**Stated task:**
Find the string "that" in the data, then copy every line where it is found.

**Material shown:**
^^^^
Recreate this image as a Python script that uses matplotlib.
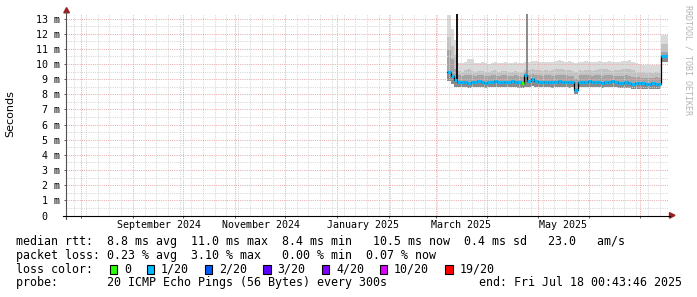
import matplotlib
matplotlib.use("Agg")
import matplotlib.pyplot as plt
import matplotlib.dates as mdates
import numpy as np
from matplotlib.patches import Rectangle, Polygon
from matplotlib.lines import Line2D

# ---- data ----
end_time = np.datetime64("2025-07-18T00:43:46")
first_sample = np.datetime64("2025-03-08T00:00")
step_days = 2  # one value per 2-day step

median_rtt = [
    9.50, 9.20, 8.95, 8.82, 8.80, 8.78, 8.75, 8.80, 8.82, 8.85,
    8.80, 8.75, 8.80, 8.80, 8.85, 8.80, 8.84, 8.80, 8.80, 8.85,
    8.80, 8.78, 8.72, 9.25, 8.90, 9.00, 8.85, 8.80, 8.80, 8.82,
    8.80, 8.78, 8.80, 8.85, 8.80, 8.80, 8.78, 8.80, 8.25, 8.80,
    8.80, 8.82, 8.85, 8.80, 8.80, 8.78, 8.75, 8.78, 8.80, 8.85,
    8.80, 8.75, 8.75, 8.78, 8.72, 8.70, 8.72, 8.75, 8.72, 8.70,
    8.70, 8.72, 8.70, 8.70, 10.50,
]
ping_max = [
    13.20, 12.30, 11.60, 10.05, 10.05, 10.10, 10.35, 10.30, 10.05, 10.05,
    10.10, 10.05, 10.00, 10.05, 10.10, 10.05, 10.05, 10.10, 10.05, 10.05,
    10.10, 10.05, 10.05, 10.10, 10.15, 10.20, 10.20, 10.15, 10.10, 10.15,
    10.10, 10.15, 10.20, 10.25, 10.20, 10.15, 10.20, 10.10, 10.05, 10.15,
    10.10, 10.20, 10.15, 10.15, 10.15, 10.20, 10.15, 10.15, 10.20, 10.15,
    10.15, 10.15, 10.20, 10.20, 10.25, 10.15, 10.05, 10.00, 9.95, 9.95,
    9.95, 9.90, 9.95, 9.95, 11.90,
]
ping_p75 = [
    11.80, 11.20, 10.60, 9.55, 9.50, 9.60, 9.65, 9.55, 9.50, 9.55,
    9.55, 9.50, 9.50, 9.55, 9.60, 9.50, 9.55, 9.55, 9.50, 9.50,
    9.55, 9.50, 9.50, 9.60, 9.60, 9.65, 9.60, 9.60, 9.55, 9.60,
    9.55, 9.60, 9.65, 9.70, 9.65, 9.60, 9.60, 9.55, 9.50, 9.60,
    9.55, 9.60, 9.60, 9.55, 9.60, 9.65, 9.70, 9.70, 9.60, 9.55,
    9.60, 9.60, 9.65, 9.65, 9.70, 9.60, 9.50, 9.45, 9.45, 9.40,
    9.45, 9.40, 9.45, 9.40, 11.30,
]
ping_p55 = [
    10.90, 10.30, 9.70, 9.25, 9.20, 9.25, 9.30, 9.25, 9.20, 9.25,
    9.25, 9.20, 9.20, 9.25, 9.25, 9.20, 9.25, 9.25, 9.20, 9.20,
    9.25, 9.20, 9.15, 9.50, 9.30, 9.35, 9.25, 9.25, 9.20, 9.25,
    9.25, 9.20, 9.25, 9.30, 9.25, 9.25, 9.20, 9.20, 9.00, 9.25,
    9.25, 9.25, 9.30, 9.20, 9.25, 9.25, 9.20, 9.25, 9.25, 9.25,
    9.20, 9.20, 9.20, 9.25, 9.20, 9.15, 9.15, 9.15, 9.10, 9.10,
    9.10, 9.10, 9.15, 9.10, 10.80,
]
ping_min = [
    8.85, 8.65, 8.50, 8.45, 8.45, 8.45, 8.40, 8.45, 8.45, 8.50,
    8.45, 8.40, 8.45, 8.45, 8.50, 8.45, 8.45, 8.45, 8.45, 8.50,
    8.45, 8.40, 8.40, 8.50, 8.50, 8.55, 8.45, 8.45, 8.45, 8.45,
    8.45, 8.40, 8.45, 8.50, 8.45, 8.45, 8.40, 8.45, 8.05, 8.45,
    8.45, 8.45, 8.50, 8.45, 8.45, 8.45, 8.40, 8.45, 8.45, 8.45,
    8.45, 8.40, 8.40, 8.40, 8.40, 8.35, 8.35, 8.35, 8.35, 8.35,
    8.35, 8.35, 8.35, 8.35, 10.15,
]
# index into loss_colors for each step
loss_step = [
    1, 1, 1, 1, 1, 1, 1, 1, 1, 1,
    1, 1, 1, 1, 1, 1, 1, 1, 1, 1,
    1, 1, 0, 1, 1, 1, 1, 1, 1, 1,
    1, 1, 1, 1, 1, 1, 1, 1, 1, 1,
    1, 1, 1, 1, 1, 1, 1, 1, 1, 1,
    1, 1, 1, 1, 1, 1, 1, 1, 1, 1,
    1, 1, 1, 1, 1,
]
spike_times = ["2025-03-13T20:00", "2025-04-24T12:00"]
spike_tops = [13.4, 13.3]
spike_bases = [8.85, 8.85]
spike_colors = ["#111111", "#8a8a8a"]

loss_labels = ["0", "1/20", "2/20", "3/20", "4/20", "10/20", "19/20"]
loss_colors = ["#26ff00", "#00b8ff", "#0059ff", "#5e00ff", "#7e00ff",
               "#dd00ff", "#ff0000"]

month_labels = ["September 2024", "November 2024", "January 2025",
                "March 2025", "May 2025"]
month_label_times = ["2024-09-16T12:00", "2024-11-16T12:00",
                     "2025-01-16T12:00", "2025-03-16T12:00",
                     "2025-05-16T12:00"]

stats_lines = [
    "median rtt:  8.8 ms avg  11.0 ms max  8.4 ms min   10.5 ms now  0.4 ms sd   23.0   am/s",
    "packet loss: 0.23 % avg  3.10 % max   0.00 % min  0.07 % now",
]
probe_text = "probe:       20 ICMP Echo Pings (56 Bytes) every 300s"
end_text = "end: Fri Jul 18 00:43:46 2025"

# ---- layout (pixels) ----
W, H = 697, 297
L, R, T, B = 66, 668, 13.5, 215.5
MONO = "DejaVu Sans Mono"


def fx(x):
    return x / W


def fy(y):
    return 1 - y / H


fig = plt.figure(figsize=(W / 100, H / 100), dpi=100)
fig.patch.set_facecolor("white")
ax = fig.add_axes([fx(L), fy(B), (R - L) / W, (B - T) / H])
ax.set_facecolor("white")

start_time = end_time - np.timedelta64(360, "D")
ax.set_xlim(mdates.date2num(start_time), mdates.date2num(end_time))
ax.set_ylim(0, 13.33)

n = len(median_rtt)
t = first_sample + np.arange(n) * np.timedelta64(step_days, "D")
xe = mdates.date2num(np.append(t, end_time))


def ext(v):
    return np.append(v, v[-1])


# smoke
smoke = [
    (ping_min, ping_max, "#dadada"),
    (ping_min, ping_p75, "#c2c2c2"),
    (ping_min, ping_p55, "#a4a4a4"),
    (ping_min, median_rtt, "#8a8a8a"),
]
for lo, hi, c in smoke:
    ax.fill_between(xe, ext(lo), ext(hi), step="post", color=c, lw=0,
                    zorder=1)

# spikes
for st, top, base, c in zip(spike_times, spike_tops, spike_bases,
                            spike_colors):
    ax.vlines(mdates.date2num(np.datetime64(st)), base, top, colors=c,
              lw=1.4, zorder=3)

# median line
ax.step(xe, ext(median_rtt), where="post", color="black", lw=0.9, zorder=3)
ax.hlines(median_rtt, xe[:-1], xe[1:],
          colors=[loss_colors[k] for k in loss_step], lw=2.2, zorder=4)

# grid
ax.set_yticks(np.arange(0, 14))
ax.set_yticks(np.arange(0, 13.4, 0.5), minor=True)
ax.xaxis.set_major_locator(mdates.MonthLocator())
ax.xaxis.set_minor_locator(mdates.WeekdayLocator(byweekday=mdates.SU))
ax.xaxis.set_major_formatter(plt.NullFormatter())
dots = (0, (1, 1.2))
ax.grid(True, which="minor", color="#d6d6d6", ls=dots, lw=0.72, zorder=2)
ax.grid(True, which="major", color="#e8abab", ls=dots, lw=0.72, zorder=2)
ax.set_axisbelow(False)

ax.set_yticklabels([" 0  "] + [f"{v:2d} m" for v in range(1, 14)],
                   family=MONO, fontsize=7.2)
ax.tick_params(axis="y", which="major", length=1.5, width=0.7,
               color="#555555", pad=2.9)
ax.tick_params(axis="x", which="major", length=1.5, width=0.7,
               color="#555555")
ax.tick_params(which="minor", length=0)
for s in ax.spines.values():
    s.set_visible(False)

for lab, lt in zip(month_labels, month_label_times):
    ax.text(mdates.date2num(np.datetime64(lt)), -9.5 / (B - T),
            lab, transform=ax.get_xaxis_transform(), ha="center",
            va="center", family=MONO, fontsize=7.2)

# axis lines and arrows
fig.add_artist(Line2D([fx(66), fx(66)], [fy(12), fy(219)],
                      color="#505050", lw=0.8, transform=fig.transFigure))
fig.add_artist(Line2D([fx(63), fx(670)], [fy(B), fy(B)],
                      color="black", lw=0.8, transform=fig.transFigure))
arrow_c = "#9a2222"
fig.add_artist(Polygon([[fx(63.8), fy(12.8)], [fx(69.4), fy(12.8)],
                        [fx(66.6), fy(7.6)]], closed=True, color=arrow_c,
                       transform=fig.transFigure))
fig.add_artist(Polygon([[fx(669.5), fy(212.6)], [fx(669.5), fy(218.2)],
                        [fx(675), fy(215.4)]], closed=True, color=arrow_c,
                       transform=fig.transFigure))

fig.text(fx(10), fy(114), "Seconds", rotation=90, ha="center", va="center",
         fontsize=8)
fig.text(fx(688), fy(5), "RRDTOOL / TOBI OETIKER", rotation=-90,
         ha="center", va="top", family=MONO, fontsize=6, color="#b4b4b4")

# legend block
leg_size = 8.4
fig.text(fx(16), fy(241.7), stats_lines[0], family=MONO, fontsize=leg_size,
         va="center")
fig.text(fx(16), fy(255.3), stats_lines[1], family=MONO, fontsize=leg_size,
         va="center")
fig.text(fx(16), fy(269.3), "loss color:", family=MONO, fontsize=leg_size,
         va="center")
box_x = [109.5, 146.5, 204.5, 263, 321.5, 379.5, 445]
for bx, lab, c in zip(box_x, loss_labels, loss_colors):
    fig.add_artist(Rectangle((fx(bx), fy(274)), 7.6 / W, 9.5 / H,
                             facecolor=c, edgecolor="black", lw=0.8,
                             transform=fig.transFigure))
    fig.text(fx(bx + 14.6), fy(269.3), lab, family=MONO, fontsize=leg_size,
             va="center")
fig.text(fx(16), fy(282.8), probe_text, family=MONO, fontsize=leg_size,
         va="center")
fig.text(fx(682), fy(282.8), end_text, family=MONO, fontsize=leg_size,
         va="center", ha="right")

fig.savefig("out.png", dpi=100)
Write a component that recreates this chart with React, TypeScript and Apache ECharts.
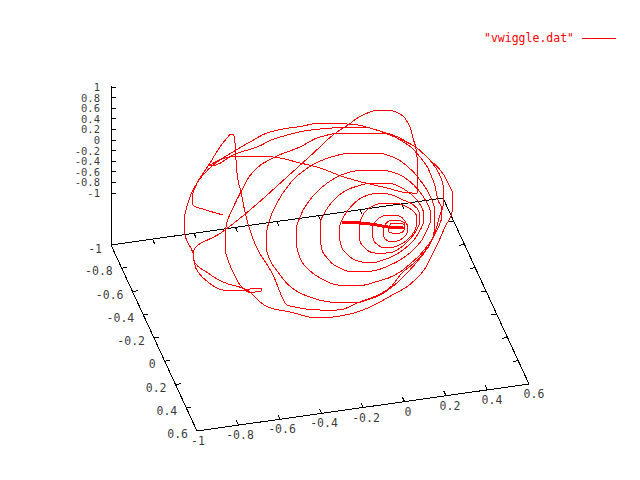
^^^^
**Expected answer:**
Recreate this image as a Python script that uses matplotlib.
Write a component that recreates this chart with React, TypeScript and Apache ECharts.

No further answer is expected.